# Short exercise
Gather each line in the entries that includes the string "standalone".

[start Records for this exercise]

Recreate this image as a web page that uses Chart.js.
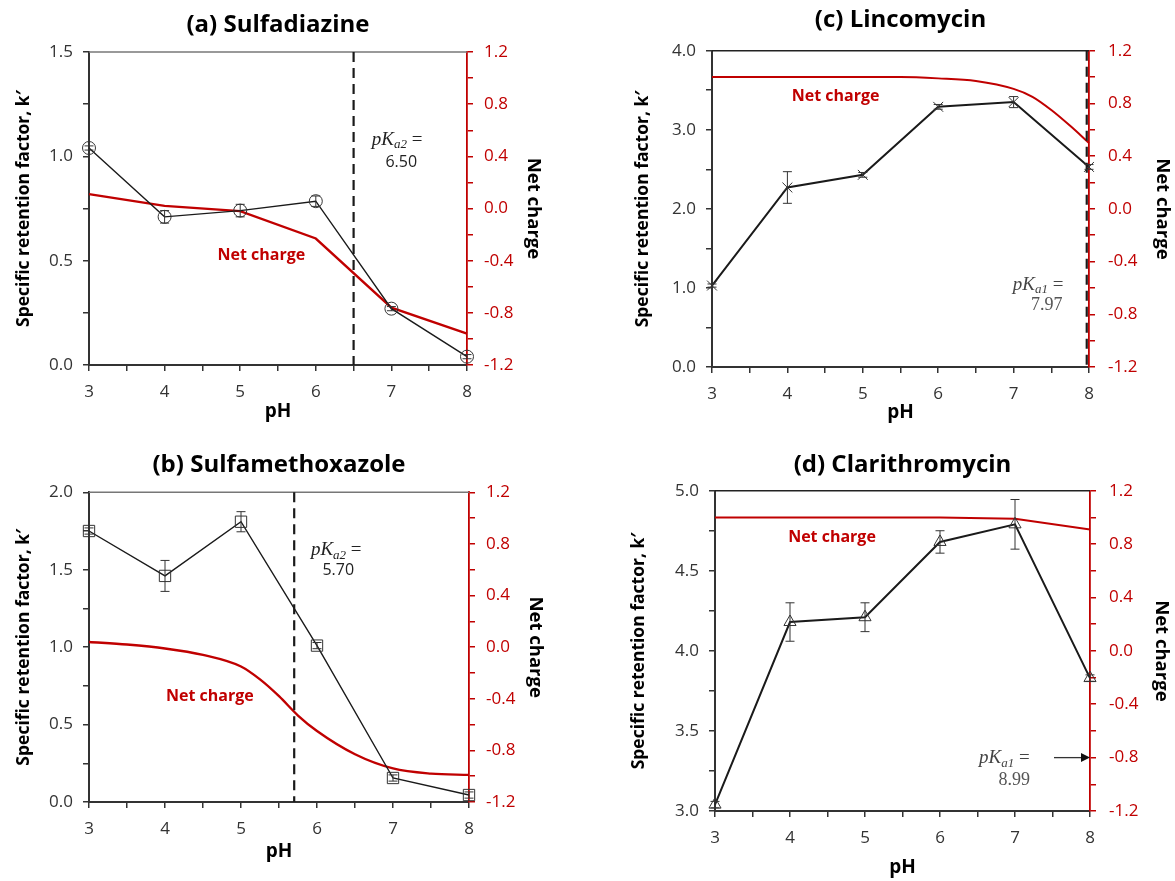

[end Records for this exercise]
[start Records for this exercise]

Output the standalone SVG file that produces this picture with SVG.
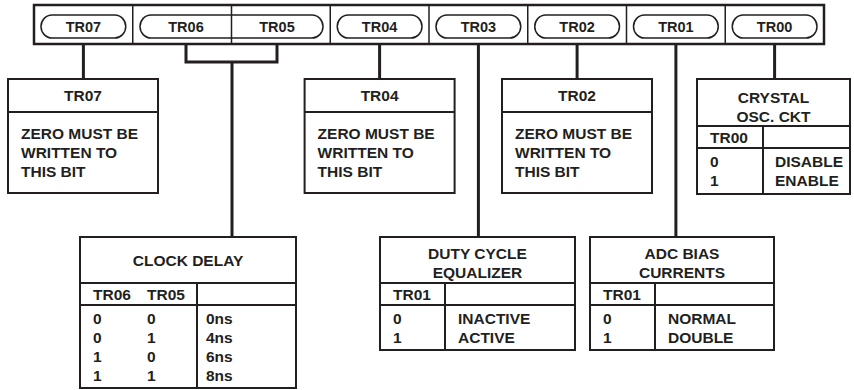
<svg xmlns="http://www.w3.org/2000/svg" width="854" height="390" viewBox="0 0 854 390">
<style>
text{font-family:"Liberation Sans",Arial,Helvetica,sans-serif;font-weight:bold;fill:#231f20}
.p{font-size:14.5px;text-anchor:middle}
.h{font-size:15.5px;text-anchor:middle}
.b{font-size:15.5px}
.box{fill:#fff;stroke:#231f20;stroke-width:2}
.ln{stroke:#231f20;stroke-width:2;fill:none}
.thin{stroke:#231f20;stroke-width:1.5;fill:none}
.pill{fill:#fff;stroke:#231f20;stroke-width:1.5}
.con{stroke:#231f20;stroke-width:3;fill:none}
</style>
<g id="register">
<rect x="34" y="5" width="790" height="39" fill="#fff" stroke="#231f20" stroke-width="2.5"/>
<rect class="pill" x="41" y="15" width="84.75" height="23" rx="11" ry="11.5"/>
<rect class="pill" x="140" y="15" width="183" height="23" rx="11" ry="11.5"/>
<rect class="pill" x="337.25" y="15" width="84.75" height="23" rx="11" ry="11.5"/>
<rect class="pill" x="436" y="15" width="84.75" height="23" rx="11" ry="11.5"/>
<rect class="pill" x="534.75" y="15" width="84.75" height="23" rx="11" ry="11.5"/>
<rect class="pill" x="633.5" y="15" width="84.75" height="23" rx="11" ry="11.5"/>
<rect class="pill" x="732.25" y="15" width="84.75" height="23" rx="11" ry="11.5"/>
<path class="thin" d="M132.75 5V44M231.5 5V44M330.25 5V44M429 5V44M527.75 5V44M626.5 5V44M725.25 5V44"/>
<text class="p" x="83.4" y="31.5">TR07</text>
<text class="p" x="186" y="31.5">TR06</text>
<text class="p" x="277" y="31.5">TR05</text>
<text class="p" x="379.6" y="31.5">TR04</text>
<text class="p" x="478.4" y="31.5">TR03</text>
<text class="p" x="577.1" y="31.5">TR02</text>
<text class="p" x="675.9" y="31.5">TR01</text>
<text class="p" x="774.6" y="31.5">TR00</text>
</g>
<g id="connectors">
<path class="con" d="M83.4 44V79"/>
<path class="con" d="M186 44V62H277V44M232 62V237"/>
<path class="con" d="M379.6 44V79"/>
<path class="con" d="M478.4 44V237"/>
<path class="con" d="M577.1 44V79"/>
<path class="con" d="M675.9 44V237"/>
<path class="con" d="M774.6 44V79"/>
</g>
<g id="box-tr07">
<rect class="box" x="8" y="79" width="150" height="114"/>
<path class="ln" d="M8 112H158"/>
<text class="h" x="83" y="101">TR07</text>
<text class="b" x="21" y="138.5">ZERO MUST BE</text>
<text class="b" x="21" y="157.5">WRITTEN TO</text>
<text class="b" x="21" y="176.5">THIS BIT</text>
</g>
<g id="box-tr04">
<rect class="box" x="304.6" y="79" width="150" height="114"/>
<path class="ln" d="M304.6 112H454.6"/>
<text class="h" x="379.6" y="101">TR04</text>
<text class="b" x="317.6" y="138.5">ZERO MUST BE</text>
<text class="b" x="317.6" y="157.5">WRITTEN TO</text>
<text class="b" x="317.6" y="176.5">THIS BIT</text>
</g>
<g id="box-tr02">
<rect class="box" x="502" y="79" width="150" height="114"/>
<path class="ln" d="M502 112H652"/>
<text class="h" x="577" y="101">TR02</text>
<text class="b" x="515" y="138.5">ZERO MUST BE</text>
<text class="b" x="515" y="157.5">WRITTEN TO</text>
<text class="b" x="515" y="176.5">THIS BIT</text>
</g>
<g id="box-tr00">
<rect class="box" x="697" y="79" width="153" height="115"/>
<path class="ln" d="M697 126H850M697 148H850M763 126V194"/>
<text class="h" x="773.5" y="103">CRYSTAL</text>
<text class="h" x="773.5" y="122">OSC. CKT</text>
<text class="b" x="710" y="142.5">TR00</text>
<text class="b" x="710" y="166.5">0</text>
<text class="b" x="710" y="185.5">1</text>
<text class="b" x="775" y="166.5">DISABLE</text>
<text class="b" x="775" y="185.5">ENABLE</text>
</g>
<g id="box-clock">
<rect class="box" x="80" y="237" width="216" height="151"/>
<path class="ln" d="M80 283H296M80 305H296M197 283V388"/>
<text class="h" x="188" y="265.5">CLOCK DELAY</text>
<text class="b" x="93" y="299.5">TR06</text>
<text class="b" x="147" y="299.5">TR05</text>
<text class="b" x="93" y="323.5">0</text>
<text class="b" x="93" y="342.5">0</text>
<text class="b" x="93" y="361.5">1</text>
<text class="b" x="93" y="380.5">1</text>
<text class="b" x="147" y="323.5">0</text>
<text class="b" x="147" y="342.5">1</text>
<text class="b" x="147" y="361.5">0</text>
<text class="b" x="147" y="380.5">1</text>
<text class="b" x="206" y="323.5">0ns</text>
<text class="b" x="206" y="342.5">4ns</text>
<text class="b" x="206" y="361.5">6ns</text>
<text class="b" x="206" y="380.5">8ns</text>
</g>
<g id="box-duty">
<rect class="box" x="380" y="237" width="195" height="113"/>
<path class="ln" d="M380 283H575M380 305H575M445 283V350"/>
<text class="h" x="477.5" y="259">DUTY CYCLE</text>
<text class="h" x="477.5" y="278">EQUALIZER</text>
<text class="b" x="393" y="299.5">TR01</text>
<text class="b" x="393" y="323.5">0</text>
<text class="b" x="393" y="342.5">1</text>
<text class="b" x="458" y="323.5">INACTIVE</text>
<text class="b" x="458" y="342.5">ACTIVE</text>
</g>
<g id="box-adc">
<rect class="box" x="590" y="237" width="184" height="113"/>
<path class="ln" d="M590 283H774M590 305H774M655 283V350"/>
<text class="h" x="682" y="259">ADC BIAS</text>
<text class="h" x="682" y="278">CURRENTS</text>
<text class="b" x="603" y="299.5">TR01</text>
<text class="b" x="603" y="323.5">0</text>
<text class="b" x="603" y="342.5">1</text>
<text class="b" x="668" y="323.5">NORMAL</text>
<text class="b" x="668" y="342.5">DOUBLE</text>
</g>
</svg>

[end Records for this exercise]
[start Records for this exercise]

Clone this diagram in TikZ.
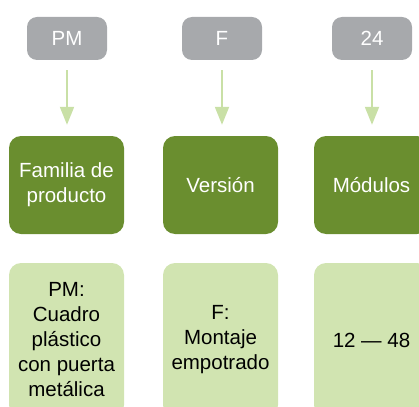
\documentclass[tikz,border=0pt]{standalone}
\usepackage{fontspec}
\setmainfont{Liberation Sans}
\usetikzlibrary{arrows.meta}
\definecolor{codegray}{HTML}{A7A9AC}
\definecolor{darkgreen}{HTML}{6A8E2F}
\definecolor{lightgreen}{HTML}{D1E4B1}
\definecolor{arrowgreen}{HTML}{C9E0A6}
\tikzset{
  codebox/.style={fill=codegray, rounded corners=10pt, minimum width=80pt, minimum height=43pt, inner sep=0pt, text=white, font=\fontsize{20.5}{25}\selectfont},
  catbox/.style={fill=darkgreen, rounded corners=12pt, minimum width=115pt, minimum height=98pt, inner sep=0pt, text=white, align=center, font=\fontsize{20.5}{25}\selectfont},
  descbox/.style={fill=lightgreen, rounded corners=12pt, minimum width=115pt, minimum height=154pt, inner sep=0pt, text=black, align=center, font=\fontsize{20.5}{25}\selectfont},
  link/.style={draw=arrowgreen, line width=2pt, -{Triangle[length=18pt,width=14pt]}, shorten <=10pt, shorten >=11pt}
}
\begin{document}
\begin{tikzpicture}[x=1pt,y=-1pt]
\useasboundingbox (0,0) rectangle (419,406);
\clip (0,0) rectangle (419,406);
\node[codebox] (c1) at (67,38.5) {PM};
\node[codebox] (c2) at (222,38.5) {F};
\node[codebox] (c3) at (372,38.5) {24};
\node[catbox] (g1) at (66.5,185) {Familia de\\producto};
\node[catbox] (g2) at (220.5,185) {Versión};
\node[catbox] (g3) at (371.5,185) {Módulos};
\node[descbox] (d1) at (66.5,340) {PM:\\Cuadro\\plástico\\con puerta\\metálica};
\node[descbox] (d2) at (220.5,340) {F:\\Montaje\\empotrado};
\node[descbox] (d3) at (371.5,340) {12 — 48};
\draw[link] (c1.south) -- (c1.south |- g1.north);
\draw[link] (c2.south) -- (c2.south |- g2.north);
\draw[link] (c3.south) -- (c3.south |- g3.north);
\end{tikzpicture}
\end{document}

[end Records for this exercise]

# Response below
Output the standalone SVG file that produces this picture with SVG.
\documentclass[tikz,border=0pt]{standalone}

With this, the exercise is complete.